#!/usr/bin/env python3
"""
Directory Intelligence Tool
A .gitignore-aware directory structure analyzer that generates XML hierarchies
with intelligent summarization for large directories.
Warning Taxonomy:
- unreadable_file: File cannot be opened or read due to permissions or I/O errors
- unreadable_directory: Directory cannot be accessed due to permissions or I/O errors
- malformed_gitignore: .gitignore file was read successfully but contains invalid patterns
- broken_symlink: Symbolic link cannot be resolved to a valid target
- symlink_loop: Circular symlink reference detected
- too_many_warnings: Warning count exceeded threshold, additional warnings appended
"""
import os
import sys
import pathspec
from pathlib import Path
from typing import Set, List, Tuple, Dict, Any
import xml.etree.ElementTree as ET
from xml.dom import minidom
from fastmcp import FastMCP
import logging
logger = logging.getLogger(__name__)
IGNORE_TOPLEVEL_DOTDIRS = True
MAX_FILE_COUNT = 50
class DirectoryIntelligenceTool:
"""Main class for directory structure analysis and XML generation."""
def __init__(self, root_path: str = "."):
"""Initialize the tool with a root path."""
self.root_path = Path(root_path).resolve()
self.visited_symlinks = set()
self.warnings = []
self.config = self._load_config()
def _load_config(self) -> Dict[str, Any]:
"""Load configuration from environment or config file."""
config = {
'max_file_count': MAX_FILE_COUNT,
'expand_large': False,
}
# Try to load from environment variables
import os
max_files_str = os.environ.get('DIRECTORY_TOOL_MAX_FILES')
if max_files_str:
try:
config['max_file_count'] = int(max_files_str)
except ValueError:
pass
expand_large_str = os.environ.get('DIRECTORY_TOOL_EXPAND_LARGE')
if expand_large_str:
config['expand_large'] = expand_large_str.lower() in ('true', '1', 'yes')
return config
def _sanitize_xml_name(self, name: str) -> str:
"""Sanitize a name for safe use as XML attribute value."""
# Intentionally restricts filenames/directories to alnum + ._- to guarantee XML attribute safety.
# Nonconforming names become "unnamed" due to strictness.
# If name is already valid, return it
if name and all(c.isalnum() or c in ('.', '_', '-') for c in name):
return name
# Otherwise, use a safe placeholder
return "unnamed"
def _should_ignore(self, path: Path, ignore_spec: pathspec.PathSpec,
depth: int) -> bool:
"""Determine if a path should be ignored based on all rules."""
# Check gitignore patterns
if self.should_ignore_path(path, ignore_spec):
return True
# Check top-level dot directories
if IGNORE_TOPLEVEL_DOTDIRS and depth == 1 and path.is_dir() and path.name.startswith('.'):
return True
return False
def load_gitignore_patterns(self, directory: Path) -> pathspec.PathSpec:
"""Load .gitignore patterns from a directory."""
# Check if directory is readable
try:
if not os.access(directory, os.R_OK):
self.warnings.append(f"unreadable_directory: {directory} - Permission denied")
except Exception as e:
self.warnings.append(f"unreadable_directory: {directory} - {str(e)}")
gitignore_path = directory / ".gitignore"
patterns = []
# Note: An unreadable .gitignore (I/O or permission failure) is classified under
# the "unreadable file" category.
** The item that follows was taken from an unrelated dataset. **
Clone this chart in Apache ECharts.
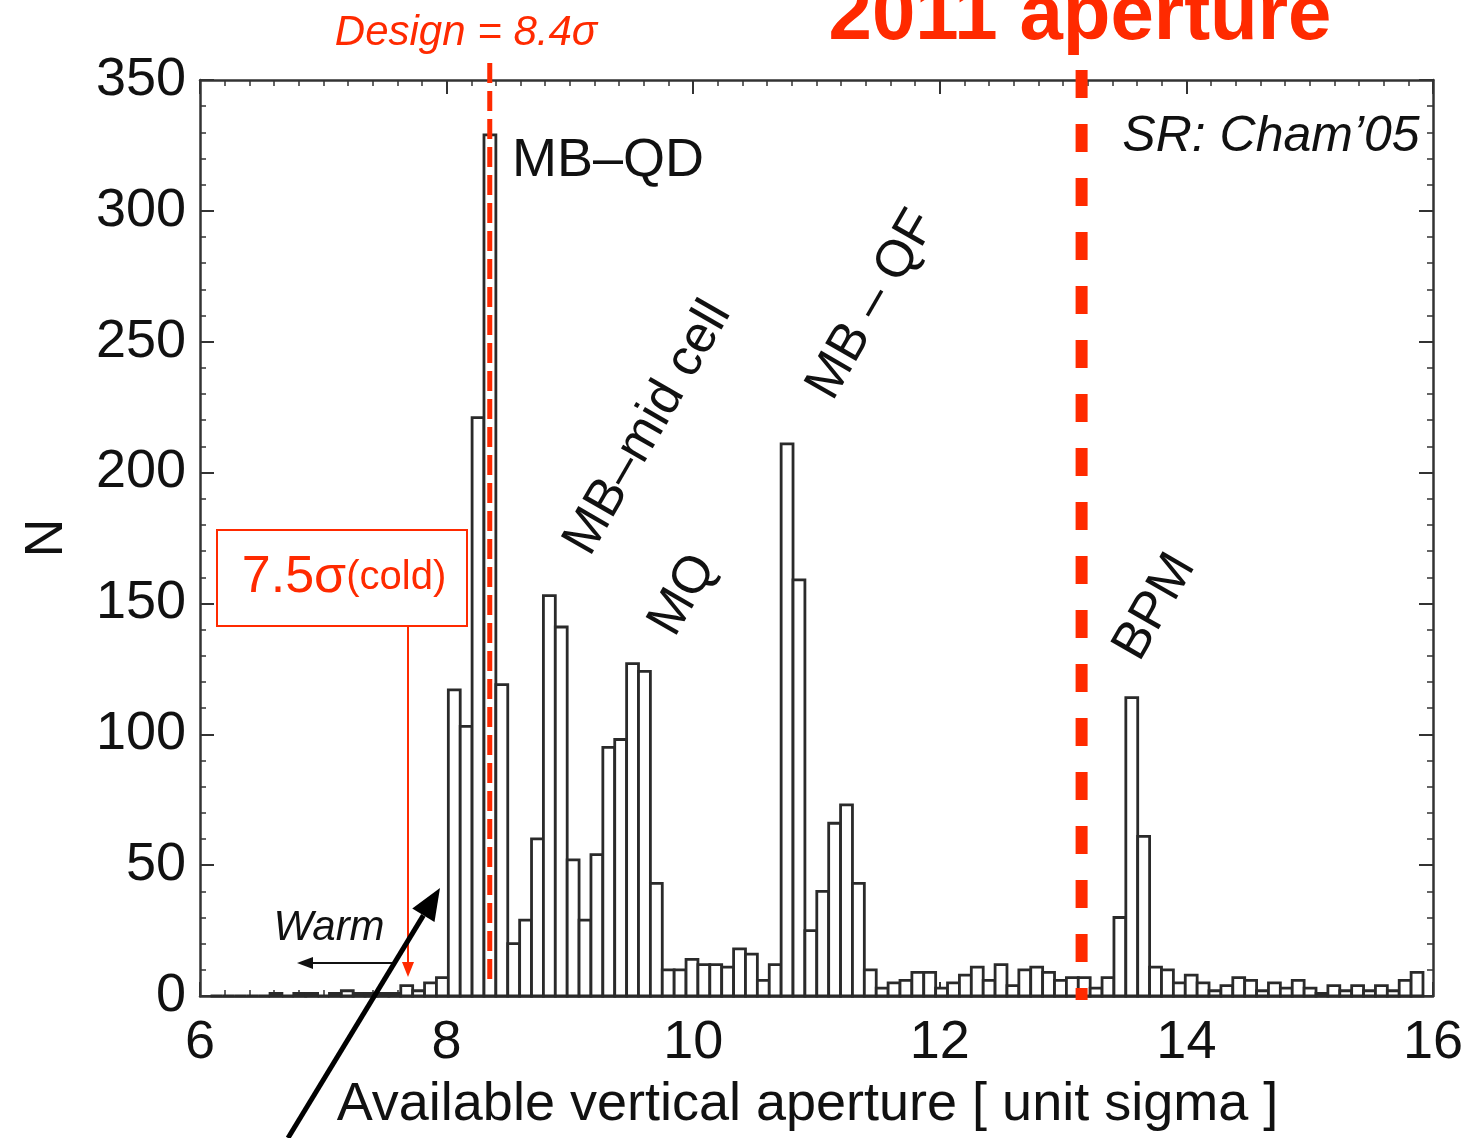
<!DOCTYPE html>
<html><head><meta charset="utf-8">
<script src="https://cdn.jsdelivr.net/npm/echarts@6/dist/echarts.min.js"></script>
<style>html,body{margin:0;padding:0;background:#fff}#c{width:1467px;height:1138px}</style>
</head><body><div id="c"></div>
<script>
// ---- data ----
const binStart = 6.086;      // left edge of the first histogram bin (sigma)
const binWidth = 0.0964;     // bin width (sigma)
const counts = [
  0,0,0,0,0, 1,0,1,1,0, 1,2,1,1,1, 1,4,2,5,7,
  117,103,221,329,119,20,29,60,153,141,
  52,29,54,95,98,127,124,43,10,10,
  14,12,12,11,18,16,6,12,211,159,
  25,40,66,73,43,10,3,5,6,9,
  9,3,5,8,11,6,12,4,10,11,
  9,6,7,7,3,7,30,114,61,11,
  10,5,8,5,2,4,7,6,2,5,
  3,6,3,1,4,2,4,2,4,2,
  6,9
];
const xMin = 6, xMax = 16, xStep = 2;
const yMin = 0, yMax = 350, yStep = 50;
const designSigma = 8.35;
const aperture2011 = 13.15;
const xTitle = 'Available vertical aperture [ unit sigma ]';
const yTitle = 'N';

const RED = '#ff2a00';
const FONT = "'Liberation Sans', Arial, Helvetica, sans-serif";

const bins = counts.map((c, i) => [binStart + i * binWidth, binStart + (i + 1) * binWidth, c]);

const chart = echarts.init(document.getElementById('c'), null, {renderer: 'canvas'});

function axisCommon(extra) {
  return Object.assign({
    type: 'value',
    axisLine: {show: true, onZero: false, lineStyle: {color: '#333', width: 2.5}},
    axisTick: {show: true, inside: true, length: 14, lineStyle: {color: '#333', width: 2}},
    splitLine: {show: false},
    minorSplitLine: {show: false}
  }, extra);
}

chart.setOption({
  animation: false,
  backgroundColor: '#fff',
  textStyle: {fontFamily: FONT},
  grid: {left: 200, right: 34, top: 80, bottom: 142, containLabel: false},
  xAxis: [
    axisCommon({min: xMin, max: xMax, interval: xStep, position: 'bottom',
      minorTick: {show: true, splitNumber: 10, length: 6, lineStyle: {color: '#333', width: 1.5}},
      axisLabel: {fontSize: 54, color: '#111', margin: 20, fontFamily: FONT},
      name: xTitle, nameLocation: 'middle', nameGap: 82,
      nameTextStyle: {fontSize: 54, color: '#111', fontFamily: FONT, padding: [0, 18, 0, 0]}}),
    axisCommon({min: xMin, max: xMax, interval: xStep, position: 'top',
      minorTick: {show: true, splitNumber: 10, length: 6, lineStyle: {color: '#333', width: 1.5}},
      axisLabel: {show: false}})
  ],
  yAxis: [
    axisCommon({min: yMin, max: yMax, interval: yStep, position: 'left',
      minorTick: {show: true, splitNumber: 5, length: 6, lineStyle: {color: '#333', width: 1.5}},
      axisLabel: {fontSize: 54, color: '#111', margin: 14, fontFamily: FONT},
      name: yTitle, nameLocation: 'middle', nameGap: 126, nameRotate: 90,
      nameTextStyle: {fontSize: 54, color: '#111', fontFamily: FONT}}),
    axisCommon({min: yMin, max: yMax, interval: yStep, position: 'right',
      minorTick: {show: true, splitNumber: 5, length: 6, lineStyle: {color: '#333', width: 1.5}},
      axisLabel: {show: false}})
  ],
  series: [{
    type: 'custom',
    xAxisIndex: 0, yAxisIndex: 0,
    data: bins,
    encode: {x: [0, 1], y: 2},
    z: 2,
    renderItem: function (params, api) {
      const p0 = api.coord([api.value(0), api.value(2)]);
      const p1 = api.coord([api.value(1), 0]);
      return {
        type: 'rect',
        shape: {x: p0[0], y: p0[1], width: p1[0] - p0[0], height: p1[1] - p0[1]},
        style: {fill: '#fff', stroke: '#2a2a2a', lineWidth: 2.8}
      };
    }
  }]
});

const px = v => chart.convertToPixel({xAxisIndex: 0}, v);
const xd = px(designSigma), xa = px(aperture2011);
const deg = Math.PI / 180;

function txt(x, y, text, size, opts) {
  opts = opts || {};
  return {
    type: 'text', x: x, y: y, rotation: (opts.rot || 0) * deg, z: 100,
    style: {
      text: text, x: 0, y: 0,
      fill: opts.color || '#111',
      font: (opts.style || '') + ' ' + (opts.weight || '') + ' ' + size + 'px ' + FONT,
      align: opts.align || 'center', verticalAlign: 'middle',
      textAlign: opts.align || 'center', textVerticalAlign: 'middle'
    }
  };
}

const tip = [440, 888], tail = [288, 1138];
const dx = tip[0] - tail[0], dy = tip[1] - tail[1], L = Math.hypot(dx, dy);
const ux = dx / L, uy = dy / L, nx = -uy, ny = ux;
const base = [tip[0] - 32 * ux, tip[1] - 32 * uy];

chart.setOption({
  graphic: [
    // design line
    {type: 'line', z: 50, shape: {x1: xd, y1: 63, x2: xd, y2: 985},
      style: {stroke: RED, lineWidth: 5, lineDash: [20, 8]}},
    // 2011 aperture line
    {type: 'line', z: 50, shape: {x1: xa, y1: 70, x2: xa, y2: 1000},
      style: {stroke: RED, lineWidth: 12, lineDash: [28, 26]}},
    txt(466, 33, 'Design = 8.4σ', 42, {color: RED, style: 'italic'}),
    txt(1080, 17, '2011 aperture', 78, {color: RED, weight: 'bold'}),
    txt(608, 161, 'MB–QD', 54),
    txt(1271, 137, 'SR: Cham’05', 50, {style: 'italic'}),
    txt(648, 428, 'MB–mid cell', 52, {rot: 60}),
    txt(683, 595, 'MQ', 52, {rot: 60}),
    txt(872, 305, 'MB – QF', 52, {rot: 60}),
    txt(1155, 607, 'BPM', 52, {rot: 60}),
    // 7.5 sigma box
    {type: 'rect', z: 60, shape: {x: 217, y: 530, width: 250, height: 96},
      style: {fill: '#fff', stroke: RED, lineWidth: 2}},
    {type: 'text', z: 61, x: 344, y: 578,
      style: {text: '{a|7.5σ}{b|(cold)}', x: 0, y: 0, align: 'center', verticalAlign: 'middle',
        textAlign: 'center', textVerticalAlign: 'middle',
        rich: {a: {fontSize: 52, fill: RED, fontFamily: FONT}, b: {fontSize: 40, fill: RED, fontFamily: FONT}}}},
    {type: 'line', z: 60, shape: {x1: 408, y1: 626, x2: 408, y2: 966},
      style: {stroke: RED, lineWidth: 2}},
    {type: 'polygon', z: 60, shape: {points: [[402, 962], [414, 962], [408, 977]]}, style: {fill: RED}},
    // warm
    txt(329, 928, 'Warm', 42, {style: 'italic'}),
    {type: 'line', z: 60, shape: {x1: 396, y1: 963, x2: 310, y2: 963}, style: {stroke: '#111', lineWidth: 2}},
    {type: 'polygon', z: 60, shape: {points: [[297, 963], [313, 957], [313, 969]]}, style: {fill: '#111'}},
    // big arrow
    {type: 'line', z: 60, shape: {x1: tail[0], y1: tail[1], x2: base[0], y2: base[1]},
      style: {stroke: '#000', lineWidth: 5}},
    {type: 'polygon', z: 60, shape: {points: [tip,
      [base[0] + 13 * nx, base[1] + 13 * ny], [base[0] - 13 * nx, base[1] - 13 * ny]]},
      style: {fill: '#000'}}
  ]
});
</script>
</body></html>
A syntactically valid but unparsable pattern set
# triggers the "malformed ignore file" category during pattern parsing.
if gitignore_path.exists() and gitignore_path.is_file():
try:
with open(gitignore_path, 'r', encoding='utf-8') as f:
patterns = f.read().splitlines()
except Exception as e:
self.warnings.append(f"unreadable_file: {gitignore_path} - Permission denied or I/O error: {str(e)}")
# Add default patterns to ignore common build/venv directories
default_patterns = [
".git",
".vscode",
".idea",
"__pycache__",
"*.pyc",
"*.pyo",
"*.pyd",
".pytest_cache",
".coverage",
"htmlcov",
".tox",
".venv",
"venv",
"env",
"ENV",
"node_modules",
".DS_Store",
"Thumbs.db",
"*.egg-info",
"dist",
"build",
"*.so",
"*.dylib",
"*.dll"
]
patterns.extend(default_patterns)
try:
return pathspec.PathSpec.from_lines("gitwildmatch", patterns)
except Exception as e:
self.warnings.append(f"malformed_gitignore: {directory} — failed to parse .gitignore: {str(e)}")
return pathspec.PathSpec.from_lines("gitwildmatch", [])
def should_ignore_path(self, path: Path, ignore_spec: pathspec.PathSpec) -> bool:
"""Check if a path should be ignored based on gitignore patterns."""
relative_path = path.relative_to(self.root_path)
return ignore_spec.match_file(str(relative_path))
def count_directory_files(self, directory: Path, ignore_spec: pathspec.PathSpec,
depth: int = 0) -> int:
"""Count total files in a directory (recursively)."""
count = 0
try:
for item in directory.iterdir():
if self._should_ignore(item, ignore_spec, depth):
logger.debug(f"Skipping ignored path: {item}")
continue
if item.is_file():
count += 1
elif item.is_dir():
count += self.count_directory_files(item, ignore_spec, depth + 1)
except PermissionError:
self.warnings.append(f"unreadable_directory: {directory} - Permission denied")
except Exception as e:
self.warnings.append(f"unreadable_directory: {directory} - {str(e)}")
return count
def scan_directory(self, directory: Path, ignore_spec: pathspec.PathSpec,
expand_large: bool = False, depth: int = 0) -> ET.Element:
"""Scan a directory and create XML structure."""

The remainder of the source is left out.